Conclusion: I found myself at times encouraged and at other times discouraged by what I read in The Future of the Professions.

  • Encouraged – On the one hand, I have myself felt at the mercy of professionals on numerous occasions. Specifically their high bill rates, their unnecessary mystification, their (dare I say…) self-important attitudes and their requirements that I fit my schedule around their availability. (Fun fact: my CPA is now close to 60-days beyond the date I thought he’d have a draft of my 2015 tax return and two weeks after the date he most recently promised it would be ready, with no new target deadline in sight; and my dermatologist’s office told me last week he couldn’t fit me in for two weeks even though an infection on my back had me concerned enough that I contemplated a visit to the emergency room. His office even informed me that I could call them every day at 10:30am to see if they had any last minute cancellations for that day. It’s all okay now, thankfully; but I never did meet with the doctor. ) To think that these, and other professionals, can develop new skills, new service delivery capabilities, more strongly adopt technology for my benefit which will make their services to me and others more timely and at a lower cost is unquestionably a good thing. I would look forward to that future.

 

  • Discouraged – The thought that our complex and highly-specialized world is going to get even more complex and specialized doesn’t sit well with me. I like to be self-sufficient, and it bothers me that you essentially can’t replace a set of spark plugs or change the oil on a modern car any longer without voiding the warranty or risking damage to it. (Fun fact: with autonomous driving vehicles, soon you won’t even be able to steer the car!) I long for the days of the Renaissance Man and Woman, and the Jack-Of-All-Trades, who were versatile, independent and could do anything. And the Susskinds just sounded a death knell over their legacies. I think it is healthy for humans to diversify their work activities.

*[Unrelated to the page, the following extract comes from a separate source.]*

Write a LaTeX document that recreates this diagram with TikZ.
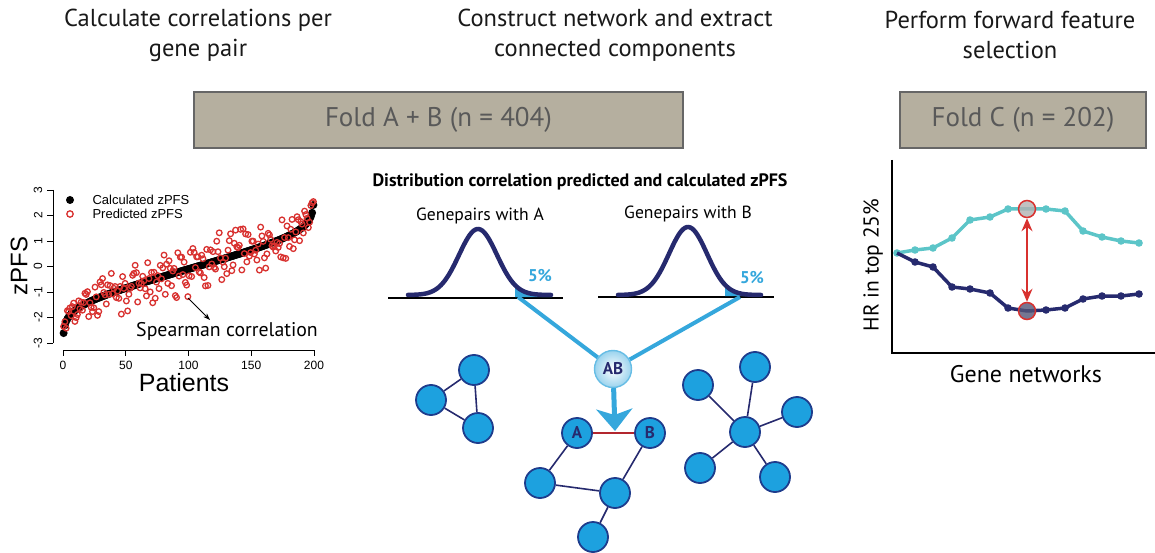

Is it really that wrong or inefficient for a doctor to sit behind a word processor and type up his notes, even though a college graduate in Mumbai can do that more quickly for one-fiftieth the cost? For that matter, in the Susskinds’ uber-efficient world of the future, with their “decomposed work tasks” and “labor arbitrage,” that doctor shouldn’t have a conversation over the water cooler with a colleague about last night’s NFL game. I’m being too dogmatic and harsh with that last point, but seriously, where will all this specialization and computerization end? How many more industries and jobs will we send off-shore? And how many more months will it before I am assigned to-do lists and checklists from AI computers on tasks they need me to execute, in order to make their jobs more efficient???

[CAF Note: Jason is being seriously polite in his excellent review. You and I need to become more resilient, not less. Having highly specialized skills in an area of your passion is great. However, it takes a character and versatility to successfully navigate the high friction, cyber insecure world emerging around us.]